Their descent over the west rim was a serious undertaking, as the winter temperatures were often around zero degrees. The group drilled and blasted back into the solid rock enlarging the natural fault far enough to build a passable grade for their wagons and thus able to compensate for the sheer 45° vertical slope of the cliff. After two weeks of work they tried to get their horses down to the river where there would be more forage for them. Further attempts were postponed after nine animals were lost on the first try. In order to get their wagons down, they resorted to building a dugway. This involved cutting one slanting wagontrack so deep into the rock that it would be impossible for the wheel to come out. Further down the side, they came to a steep, smooth rockface which was too abrupt for a dugway. Having no more black powder, they tried another approach and utilizing drillers, suspended them over the cliff face and had” them drill large deep holes on an even incline all the way to the bottom. Other men went below to the river bottom while others went to the mountains to cut stakes of scrub oak. These stakes were then pounded deep into the drilled holes. Brush and driftwood were laid across these stakes and broken rock was applied as the final coverings.
The vertical drop through the “Hole” to the edge of the Colorado River was about one thousand feet and a distance of three quarters of a mile. The building of the road over this area had occupied six weeks of work, but in late January the entire eighty-three wagon caravan with wheels braked and locked began the downward journey through the “Hole” to the river’s edge. A ferryboat built by Charles Hall took the wagons, two at a time, across the Colorado to the opposite shore.
A dugout road was built on the opposite side leading up Cottonwood Canyon and then out onto Grey Mesa where they found the snow to be a foot deep. The entire group continued on until April 6, 1880, when they camped at a site about eighteen miles from their original destination at Montezuma Creek. Too tired to continue further, they decided to remain there where wood, water, and land were plentiful. Their journey had taken six months. The members of the party named this site Bluff City and their descendants are there today carrying on the proud pioneer heritage left to them by their ancestors.

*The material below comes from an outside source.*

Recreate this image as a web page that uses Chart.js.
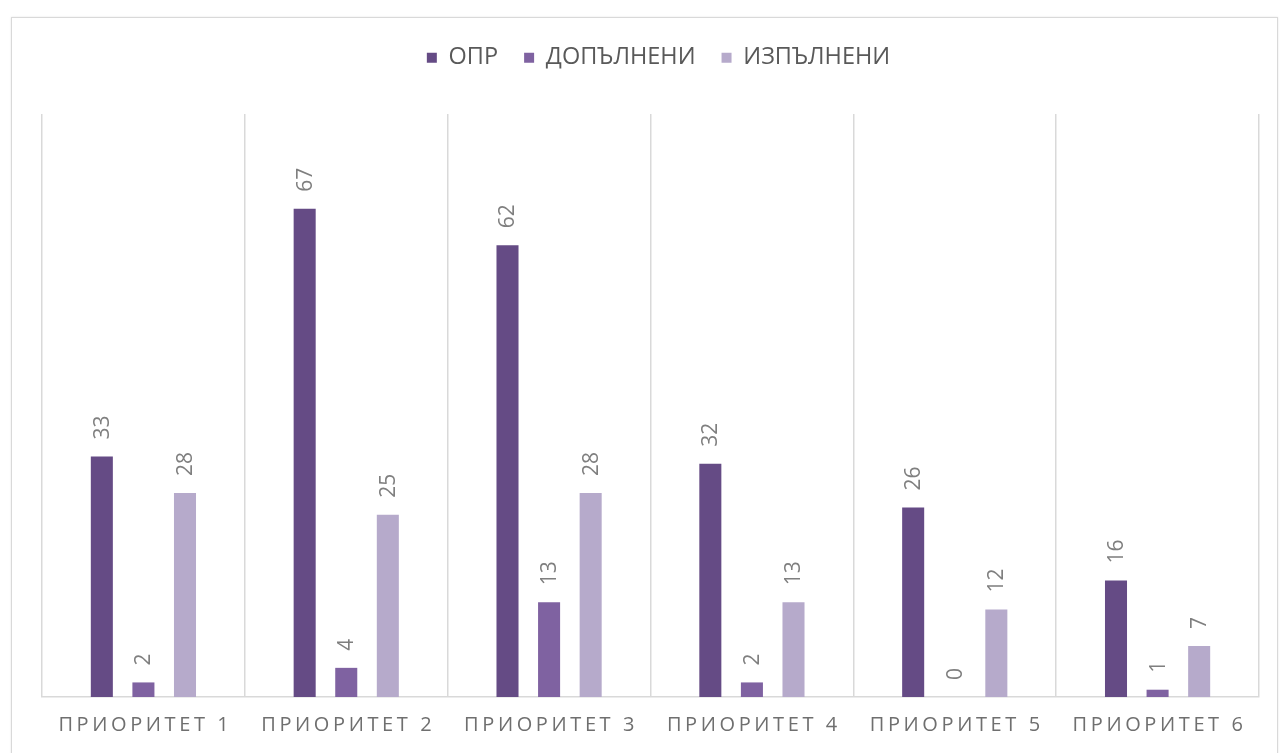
<!DOCTYPE html>
<html>
<head>
<meta charset="utf-8">
<script src="https://cdn.jsdelivr.net/npm/chart.js@4.4.1/dist/chart.umd.min.js"></script>
<style>
    html, body { margin: 0; padding: 0; background: #ffffff; overflow: hidden; }
    #frame {
        position: absolute; left: 11px; top: 17px; width: 1265px; height: 760px;
        border: 1px solid #d9d9d9; box-shadow: 0 0 2px #e6e6e6;
    }
    #box { position: absolute; left: 12px; top: 18px; width: 1265px; height: 735px; }
</style>
</head>
<body>
<div id="frame"></div>
<div id="box"><canvas id="priorityChart"></canvas></div>
<script>
const categories = ['ПРИОРИТЕТ 1', 'ПРИОРИТЕТ 2', 'ПРИОРИТЕТ 3', 'ПРИОРИТЕТ 4', 'ПРИОРИТЕТ 5', 'ПРИОРИТЕТ 6'];
const seriesNames = ['ОПР', 'ДОПЪЛНЕНИ', 'ИЗПЪЛНЕНИ'];
const oprValues = [33, 67, 62, 32, 26, 16];
const addedValues = [2, 4, 13, 2, 0, 1];
const doneValues = [28, 25, 28, 13, 12, 7];
const seriesColors = ['#654b85', '#7f62a1', '#b6aacb'];

const FONT = '"Open Sans", sans-serif';

// етикети над стълбовете, завъртени на 90 градуса
const barLabels = {
    id: 'barLabels',
    afterDatasetsDraw(chart) {
        const ctx = chart.ctx;
        ctx.save();
        ctx.font = '21px ' + FONT;
        ctx.fillStyle = '#7f7f7f';
        ctx.textAlign = 'left';
        ctx.textBaseline = 'middle';
        chart.data.datasets.forEach((ds, i) => {
            chart.getDatasetMeta(i).data.forEach((bar, j) => {
                ctx.save();
                ctx.translate(bar.x + 1, bar.y - 17);
                ctx.rotate(-Math.PI / 2);
                ctx.fillText(String(ds.data[j]), 0, 0);
                ctx.restore();
            });
        });
        ctx.restore();
    }
};

// надписите по оста X с разредени букви
const spacedTicks = {
    id: 'spacedTicks',
    afterDraw(chart) {
        const ctx = chart.ctx;
        const xScale = chart.scales.x;
        ctx.save();
        ctx.font = '20px ' + FONT;
        ctx.letterSpacing = '3.6px';
        ctx.fillStyle = '#6f6f6f';
        ctx.textAlign = 'center';
        ctx.textBaseline = 'middle';
        categories.forEach((label, i) => {
            ctx.fillText(label, xScale.getPixelForValue(i) + 2, chart.chartArea.bottom + 28);
        });
        ctx.restore();
    }
};

// повече място под легендата, леко изместена надясно
const legendSpace = {
    id: 'legendSpace',
    beforeInit(chart) {
        const legend = chart.legend;
        const fit = legend.fit;
        const draw = legend.draw;
        legend.fit = function () {
            fit.call(this);
            this.height = 94;
        };
        legend.draw = function () {
            this.ctx.save();
            this.ctx.translate(8, 0);
            draw.call(this);
            this.ctx.restore();
        };
    }
};

new Chart(document.getElementById('priorityChart'), {
    type: 'bar',
    data: {
        labels: categories,
        datasets: [
            { label: seriesNames[0], data: oprValues, backgroundColor: seriesColors[0] },
            { label: seriesNames[1], data: addedValues, backgroundColor: seriesColors[1] },
            { label: seriesNames[2], data: doneValues, backgroundColor: seriesColors[2] }
        ]
    },
    options: {
        responsive: true,
        maintainAspectRatio: false,
        animation: false,
        datasets: {
            bar: {
                categoryPercentage: 0.615,
                barPercentage: 0.53
            }
        },
        layout: {
            padding: { left: 30, right: 18, top: 2, bottom: 56 }
        },
        plugins: {
            legend: {
                position: 'top',
                labels: {
                    boxWidth: 10,
                    boxHeight: 10,
                    padding: 26,
                    color: '#595959',
                    font: { family: FONT, size: 23.5 }
                }
            },
            tooltip: { enabled: false }
        },
        scales: {
            x: {
                grid: {
                    color: '#d9d9d9',
                    lineWidth: 1.5,
                    drawTicks: false
                },
                border: { color: '#d9d9d9', width: 1.5 },
                ticks: { display: false }
            },
            y: {
                display: false,
                min: 0,
                max: 80
            }
        }
    },
    plugins: [barLabels, spacedTicks, legendSpace]
});
</script>
</body>
</html>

Here is commemorated the passage of 250 Mormon pioneers, an 83-wagon caravan, and their livestock through the Hole-In-The-Rock. This afforded them access to the Colorado River floor and the opportunity for safe passage across the river toward their original destination at Montezuma Creek. Passage was down the vertical drop of 1,000 feet by way of a dugway they constructed in the dead of winter. That they preserved in this effort is a testimonial to their courage, tenacity, and ingenuity. Hole-In-The-Rock commemorates these qualities, which were in fact shared by all pioneer peoples who in their overland migrations brought America’s civilization and culture to the Far West.